The workout description makes this one sound pretty tough – but I could tell by looking at it that this was the easiest workout of the week. 5 8-minute blocks in the tempo zone… solid work, but nothing too taxing.
Still, with the week’s big VO2 workout coming the next day, this workout was a bit tougher than I would have preferred. But I’ll cross my fingers and hope I can pound my way through the VO2 intervals tomorrow!
The first three VO2 blocks weren’t too bad, but I could definitely feel the fatigue on the last two.
I’ve shared so many weekly whines at this point that I’m not sure if I’m repeating myself. But here’s this week’s: Zwift doesn’t display the start and end wattage of warmup and cooldown ramps!
This was especially cruel on my last workout of the week (LOX), when I finished the tough 10-minute sweetspot effort after the VO2 intervals, only to be taken into a cooldown that started at the same high wattage I was already doing. Coach Shayne knew how devious this was:
Currently, Zwift just displays the length of the warmup or cooldown block. It says nothing about the power level. Does my warmup take me from 200W to 800W? 100W to 150W? I have no idea. The only way to know is to actually finish the entire block.
So, here’s my wish: I’d love to see warmup and cooldown blocks display the starting and ending wattage, so you could know what you’re in for.
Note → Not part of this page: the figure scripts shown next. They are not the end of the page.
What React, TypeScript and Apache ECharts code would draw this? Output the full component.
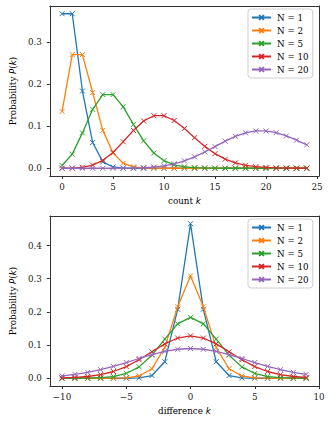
import React, { useEffect, useRef } from "react";
import * as echarts from "echarts";

const seriesNames = ["N = 1", "N = 2", "N = 5", "N = 10", "N = 20"];
const colors = ["#1f77b4", "#ff7f0e", "#2ca02c", "#d62728", "#9467bd"];

// Top panel: count k = 0..24
const countK = [0, 1, 2, 3, 4, 5, 6, 7, 8, 9, 10, 11, 12, 13, 14, 15, 16, 17, 18, 19, 20, 21, 22, 23, 24];
const countN1 = [0.3679, 0.3679, 0.1839, 0.0613, 0.0153, 0.0031, 0.0005, 0.0001, 0, 0, 0, 0, 0, 0, 0, 0, 0, 0, 0, 0, 0, 0, 0, 0, 0];
const countN2 = [0.1353, 0.2707, 0.2707, 0.1804, 0.0902, 0.0361, 0.012, 0.0034, 0.0009, 0.0002, 0, 0, 0, 0, 0, 0, 0, 0, 0, 0, 0, 0, 0, 0, 0];
const countN5 = [0.0067, 0.0337, 0.0842, 0.1404, 0.1755, 0.1755, 0.1462, 0.1044, 0.0653, 0.0363, 0.0181, 0.0082, 0.0034, 0.0013, 0.0005, 0.0002, 0, 0, 0, 0, 0, 0, 0, 0, 0];
const countN10 = [0, 0.0005, 0.0023, 0.0076, 0.0189, 0.0378, 0.0631, 0.0901, 0.1126, 0.1251, 0.1251, 0.1137, 0.0948, 0.0729, 0.0521, 0.0347, 0.0217, 0.0128, 0.0071, 0.0037, 0.0019, 0.0009, 0.0004, 0.0002, 0.0001];
const countN20 = [0, 0, 0, 0, 0, 0.0001, 0.0002, 0.0005, 0.0013, 0.0029, 0.0058, 0.0106, 0.0176, 0.0271, 0.0387, 0.0516, 0.0646, 0.076, 0.0844, 0.0888, 0.0888, 0.0846, 0.0769, 0.0669, 0.0557];

// Bottom panel: difference k = -10..9
const diffK = [-10, -9, -8, -7, -6, -5, -4, -3, -2, -1, 0, 1, 2, 3, 4, 5, 6, 7, 8, 9];
const diffN1 = [0, 0, 0, 0, 0, 0.0001, 0.001, 0.0082, 0.0499, 0.2079, 0.4658, 0.2079, 0.0499, 0.0082, 0.001, 0.0001, 0, 0, 0, 0];
const diffN2 = [0, 0, 0, 0, 0.0002, 0.0013, 0.0069, 0.0288, 0.0932, 0.2153, 0.3085, 0.2153, 0.0932, 0.0288, 0.0069, 0.0013, 0.0002, 0, 0, 0];
const diffN5 = [0, 0.0001, 0.0005, 0.0017, 0.0052, 0.0145, 0.0344, 0.0696, 0.118, 0.164, 0.1835, 0.164, 0.118, 0.0696, 0.0344, 0.0145, 0.0052, 0.0017, 0.0005, 0.0001];
const diffN10 = [0.001, 0.0024, 0.0053, 0.0108, 0.0204, 0.0353, 0.0557, 0.0798, 0.1036, 0.1213, 0.1278, 0.1213, 0.1036, 0.0798, 0.0557, 0.0353, 0.0204, 0.0108, 0.0053, 0.0024];
const diffN20 = [0.0073, 0.0117, 0.0178, 0.0259, 0.0359, 0.0475, 0.0596, 0.0713, 0.081, 0.0875, 0.0898, 0.0875, 0.081, 0.0713, 0.0596, 0.0475, 0.0359, 0.0259, 0.0178, 0.0117];

const countTicks = [0, 5, 10, 15, 20, 25];
const countYTicks = [0, 0.1, 0.2, 0.3];
const diffTicks = [-10, -5, 0, 5, 10];
const diffYTicks = [0, 0.1, 0.2, 0.3, 0.4];

const FONT = "DejaVu Serif";
const FS = 8.75;
const X_SYMBOL = "path://M0,0L10,10M10,0L0,10";
const FRAME = "#333";

const countSeries = [countN1, countN2, countN5, countN10, countN20];
const diffSeries = [diffN1, diffN2, diffN5, diffN10, diffN20];

const minus = (s: string) => s.replace("-", "\u2212");

const nameStyle = {
  fontFamily: FONT,
  fontSize: FS,
  color: "#000",
  rich: { i: { fontFamily: "DejaVu Sans", fontStyle: "italic", fontSize: FS, color: "#000" } },
};

function makeXAxis(gridIndex: number, min: number, max: number, ticks: number[], name: string) {
  return {
    type: "value",
    gridIndex,
    min,
    max,
    name,
    nameLocation: "middle",
    nameGap: 20,
    nameTextStyle: nameStyle,
    splitLine: { show: false },
    axisLine: { show: true, onZero: false, lineStyle: { color: FRAME, width: 1 } },
    axisTick: { show: true, length: 3, customValues: ticks, lineStyle: { color: FRAME } },
    axisLabel: {
      customValues: ticks,
      fontFamily: FONT,
      fontSize: FS,
      color: "#222",
      margin: 6,
      formatter: (v: number) => minus(String(v)),
    },
  };
}

function makeYAxis(gridIndex: number, min: number, max: number, ticks: number[]) {
  return {
    type: "value",
    gridIndex,
    min,
    max,
    name: "Probability {i|P}({i|k})",
    nameLocation: "middle",
    nameRotate: 90,
    nameGap: 27,
    nameTextStyle: nameStyle,
    splitLine: { show: false },
    axisLine: { show: true, onZero: false, lineStyle: { color: FRAME, width: 1 } },
    axisTick: { show: true, length: 3, customValues: ticks, lineStyle: { color: FRAME } },
    axisLabel: {
      customValues: ticks,
      fontFamily: FONT,
      fontSize: FS,
      color: "#222",
      margin: 8,
      formatter: (v: number) => v.toFixed(1),
    },
  };
}

function frameAxis(gridIndex: number, position: string, min: number, max: number) {
  return {
    type: "value",
    gridIndex,
    position,
    min,
    max,
    splitLine: { show: false },
    axisLine: { show: true, onZero: false, lineStyle: { color: FRAME, width: 1 } },
    axisTick: { show: false },
    axisLabel: { show: false },
  };
}

function makeLegend(top: number) {
  return {
    data: seriesNames,
    orient: "vertical",
    left: 248,
    top,
    itemWidth: 19,
    itemHeight: 6,
    itemGap: 4,
    padding: [4, 4, 4, 3],
    borderColor: "#d0d0d0",
    borderWidth: 1,
    borderRadius: 3,
    backgroundColor: "rgba(255,255,255,0.85)",
    textStyle: { fontFamily: FONT, fontSize: FS, color: "#000", padding: [0, 0, 0, 1] },
    selectedMode: false,
  };
}

export default function App() {
  const ref = useRef<HTMLDivElement>(null);
  useEffect(() => {
    if (!ref.current) return;
    const chart = echarts.init(ref.current, null, { renderer: "svg" });
    const series: any[] = [];
    seriesNames.forEach((name, i) => {
      const common = {
        name,
        type: "line",
        symbol: X_SYMBOL,
        symbolSize: 5,
        showSymbol: true,
        lineStyle: { color: colors[i], width: 1.3 },
        itemStyle: { color: colors[i], borderColor: colors[i], borderWidth: 1 },
        emphasis: { disabled: true },
        z: 2 + i,
      };
      series.push({
        ...common,
        xAxisIndex: 0,
        yAxisIndex: 0,
        data: countK.map((k, j) => [k, countSeries[i][j]]),
      });
      series.push({
        ...common,
        xAxisIndex: 1,
        yAxisIndex: 1,
        data: diffK.map((k, j) => [k, diffSeries[i][j]]),
      });
    });
    chart.setOption({
      animation: false,
      backgroundColor: "#fff",
      grid: [
        { left: 42, top: 6, width: 277, height: 170 },
        { left: 42, top: 216, width: 277, height: 170 },
      ],
      legend: [makeLegend(9), makeLegend(219)],
      xAxis: [
        makeXAxis(0, -1.2, 25.2, countTicks, "count {i|k}"),
        makeXAxis(1, -10.95, 10, diffTicks, "difference {i|k}"),
        frameAxis(0, "top", -1.2, 25.2),
        frameAxis(1, "top", -10.95, 10),
      ],
      yAxis: [
        makeYAxis(0, -0.0184, 0.3863, countYTicks),
        makeYAxis(1, -0.0233, 0.4891, diffYTicks),
        frameAxis(0, "right", -0.0184, 0.3863),
        frameAxis(1, "right", -0.0233, 0.4891),
      ],
      series,
    });
    return () => chart.dispose();
  }, []);
  return (
    <div
      ref={ref}
      style={{ position: "absolute", left: 0, top: 0, width: 328, height: 423 }}
    />
  );
}
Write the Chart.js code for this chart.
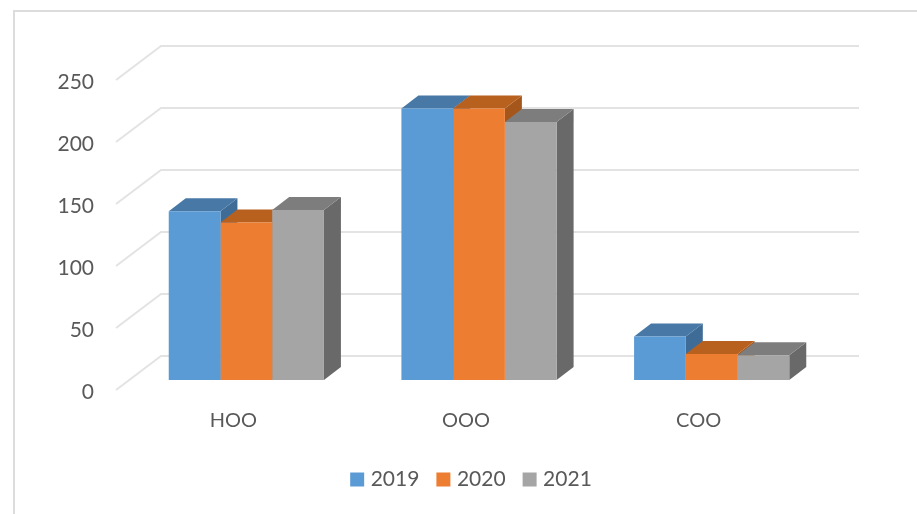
<!DOCTYPE html>
<html>
<head>
<meta charset="utf-8">
<script src="https://cdn.jsdelivr.net/npm/chart.js@4"></script>
<style>
  html, body { margin: 0; background: #fff; }
  canvas { display: block; filter: blur(0.4px); }
</style>
</head>
<body>
<canvas id="chart" width="917" height="514"></canvas>
<script>
const categories = ["HOO", "OOO", "COO"];
const years = ["2019", "2020", "2021"];
const values2019 = [136, 219, 35];
const values2020 = [127, 219, 21];
const values2021 = [137, 208, 20];

const frontColors = ["#5b9bd5", "#ed7d31", "#a5a5a5"];
const topColors = ["#4878a6", "#b8611f", "#7d7d7d"];
const sideColors = ["#3e6c97", "#a5561b", "#696969"];

// --------- Fake 3D: frame, walls and the bar depth faces ----------
const depth3d = {
  id: "depth3d",
  afterLayout(chart) {
    // legend sits under the bars, not centred on the plot area
    chart.legend.left += 44;
    chart.legend.right += 44;
  },
  beforeDraw(chart) {
    const ctx = chart.ctx;
    ctx.save();
    ctx.strokeStyle = "#dcdcdc";
    ctx.lineWidth = 2;
    ctx.beginPath();
    ctx.moveTo(14, 514);
    ctx.lineTo(14, 11);
    ctx.lineTo(917, 11);
    ctx.stroke();
    ctx.restore();
  },
  beforeDatasetsDraw(chart) {
    const ctx = chart.ctx;
    const { left, right } = chart.chartArea;
    const yScale = chart.scales.y;

    ctx.save();
    ctx.strokeStyle = "#e3e3e3";
    ctx.lineWidth = 2;
    yScale.ticks.forEach((tick) => {
      const y = yScale.getPixelForValue(tick.value);
      ctx.beginPath();
      ctx.moveTo(left - 14, y + 10);
      ctx.lineTo(left + 31, y - 24);
      ctx.lineTo(right + 31, y - 24);
      ctx.stroke();
    });

    // bar sides and tops, the fronts are the normal bars drawn after this
    const dx = 17;
    const dy = 13;
    chart.data.datasets.forEach((ds, i) => {
      chart.getDatasetMeta(i).data.forEach((bar) => {
        const x0 = bar.x - bar.width / 2;
        const x1 = bar.x + bar.width / 2;

        ctx.fillStyle = sideColors[i];
        ctx.beginPath();
        ctx.moveTo(x1, bar.y);
        ctx.lineTo(x1 + dx, bar.y - dy);
        ctx.lineTo(x1 + dx, bar.base - dy);
        ctx.lineTo(x1, bar.base);
        ctx.closePath();
        ctx.fill();

        ctx.fillStyle = topColors[i];
        ctx.beginPath();
        ctx.moveTo(x0, bar.y);
        ctx.lineTo(x0 + dx, bar.y - dy);
        ctx.lineTo(x1 + dx, bar.y - dy);
        ctx.lineTo(x1, bar.y);
        ctx.closePath();
        ctx.fill();
      });
    });
    ctx.restore();
  },
};

const labelFont = { family: "Lato", size: 21 };

new Chart(document.getElementById("chart"), {
  type: "bar",
  data: {
    labels: categories,
    datasets: [
      { label: years[0], data: values2019, backgroundColor: frontColors[0] },
      { label: years[1], data: values2020, backgroundColor: frontColors[1] },
      { label: years[2], data: values2021, backgroundColor: frontColors[2] },
    ],
  },
  plugins: [depth3d],
  options: {
    responsive: false,
    animation: false,
    layout: { padding: { left: 30, right: 89, top: 70, bottom: 14 } },
    datasets: { bar: { barPercentage: 1, categoryPercentage: 0.667 } },
    scales: {
      x: {
        grid: { display: false },
        border: { display: false },
        ticks: { color: "#595959", font: { family: "Lato", size: 20 }, padding: 21, labelOffset: -13, maxRotation: 0 },
        afterFit: (scale) => { scale.height = 68; },
      },
      y: {
        min: 0,
        max: 250,
        grid: { display: false },
        border: { display: false },
        ticks: { color: "#595959", font: labelFont, stepSize: 50, padding: 28, labelOffset: 12 },
        afterFit: (scale) => { scale.width = 100; },
      },
    },
    plugins: {
      tooltip: { enabled: false },
      legend: {
        position: "bottom",
        labels: {
          color: "#595959",
          font: labelFont,
          usePointStyle: true,
          pointStyle: "rect",
          boxWidth: 6,
          boxHeight: 14,
          padding: 21,
        },
      },
    },
  },
});
</script>
</body>
</html>
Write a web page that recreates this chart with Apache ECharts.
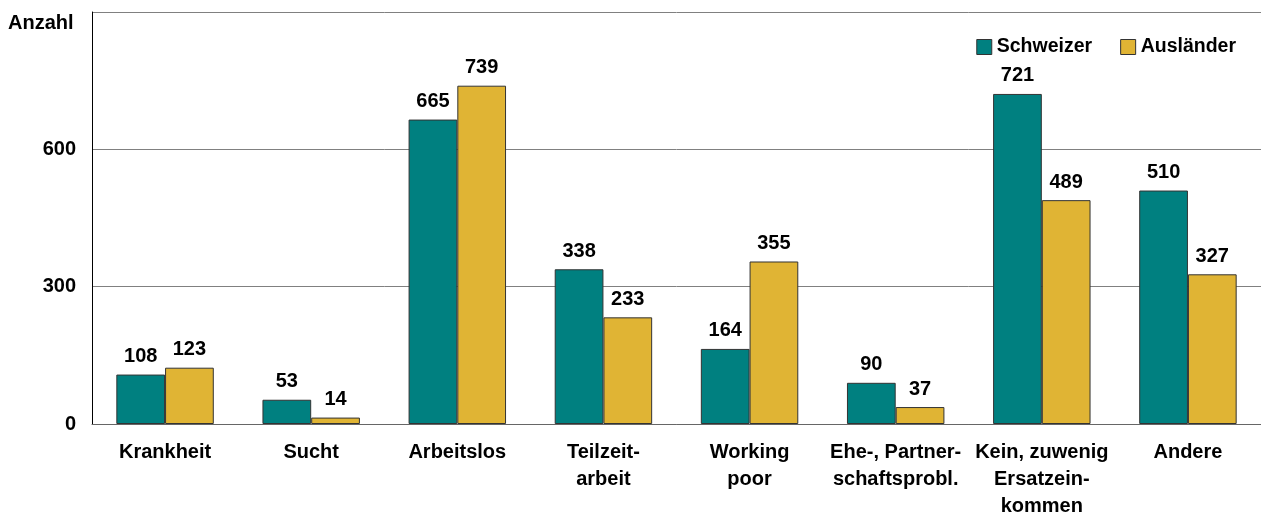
<!DOCTYPE html>
<html>
<head>
<meta charset="utf-8">
<script src="https://cdn.jsdelivr.net/npm/echarts@6/dist/echarts.min.js"></script>
<style>
html,body{margin:0;padding:0;background:#fff;}
#chart{width:1261px;height:520px;}
</style>
</head>
<body>
<div id="chart"></div>
<script>
const categories = ['Krankheit', 'Sucht', 'Arbeitslos', 'Teilzeit-\narbeit', 'Working\npoor', 'Ehe-, Partner-\nschaftsprobl.', 'Kein, zuwenig\nErsatzein-\nkommen', 'Andere'];
const schweizer = [108, 53, 665, 338, 164, 90, 721, 510];
const auslaender = [123, 14, 739, 233, 355, 37, 489, 327];
const seriesNames = ['Schweizer', 'Ausländer'];
const yTicks = [0, 300, 600, 900];

const FONT = '"Liberation Sans", Arial, sans-serif';
const FS = 20;
const chart = echarts.init(document.getElementById('chart'), null, {renderer: 'canvas'});

const labelStyle = {
  show: true, position: 'top', distance: 8,
  fontFamily: FONT, fontWeight: 'bold', fontSize: FS, color: '#000'
};

chart.setOption({
  animation: false,
  backgroundColor: '#fff',
  graphic: [{
    type: 'text', left: 8, top: 13,
    style: {text: 'Anzahl', font: 'bold ' + FS + 'px ' + FONT, fill: '#000'}
  }],
  legend: {
    data: seriesNames,
    right: 20, top: 32,
    itemWidth: 15, itemHeight: 15, itemGap: 28,
    icon: 'rect',
    textStyle: {fontFamily: FONT, fontWeight: 'bold', fontSize: 19.5, color: '#000'},
    itemStyle: {borderColor: '#333', borderWidth: 1}
  },
  grid: {left: 92, top: 12, bottom: 92, right: -7, containLabel: false},
  xAxis: {
    type: 'category',
    data: categories,
    axisLine: {lineStyle: {color: '#666', width: 1}},
    axisTick: {show: false},
    axisLabel: {
      interval: 0, margin: 15,
      fontFamily: FONT, fontWeight: 'bold', fontSize: FS, color: '#000', lineHeight: 27
    }
  },
  yAxis: {
    type: 'value',
    min: yTicks[0], max: yTicks[yTicks.length - 1], interval: 300,
    axisLine: {show: true, lineStyle: {color: '#000', width: 1}},
    axisTick: {show: false},
    splitLine: {show: true, lineStyle: {color: '#808080', width: 1}},
    axisLabel: {
      margin: 16,
      fontFamily: FONT, fontWeight: 'bold', fontSize: FS, color: '#000',
      formatter: v => (v === yTicks[yTicks.length - 1] ? '' : String(v))
    }
  },
  series: [
    {
      name: seriesNames[0], type: 'bar', data: schweizer,
      barGap: '0%', barCategoryGap: '33.3%',
      itemStyle: {color: '#008080', borderColor: '#333', borderWidth: 1},
      label: labelStyle
    },
    {
      name: seriesNames[1], type: 'bar', data: auslaender,
      barGap: '0%', barCategoryGap: '33.3%',
      itemStyle: {color: '#E0B434', borderColor: '#333', borderWidth: 1},
      label: labelStyle
    }
  ]
});
</script>
</body>
</html>
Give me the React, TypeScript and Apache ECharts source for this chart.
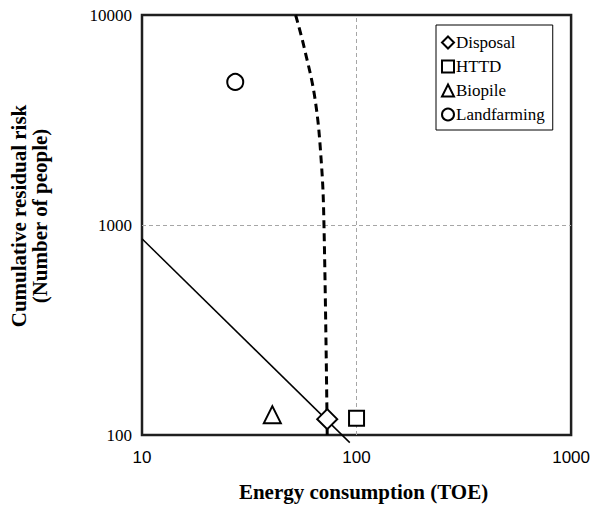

Simples.
This week was the toughest one yet, but in the end I’d say it wasn’t as bad as I thought it would be. Still, I’m looking forward to a rest week before tackling the final block of BMU:
Week 1: 274 TSS
Week 2: 343 TSS
Week 3: 363 TSS
Week 4: 212 TSS
Week 5: 312 TSS
Week 6: 358 TSS
Week 7: 430 TSS
I think each week of BMU features a key “cornerstone workout” and another which doesn’t really need to be done, so I thought it might be useful to call those out each week, in case your schedule is tight. For week 7, here are my picks:
Key Workout – #LOX: With the focus on VO2max this block, finishing each week’s VO2 workout is what’s most important.
Throw Away – Giza: easiest workout of the week, and I’m not sure it’s very beneficial since it’s too hard for a recovery ride, and too easy to get into those sweetspot+ zones where big fitness gains happen.
Week 8 is next, and it’s a super-easy regeneration/recovery week with a total of only 217 TSS. I’m hoping to get outside for some pleasant, easy rides.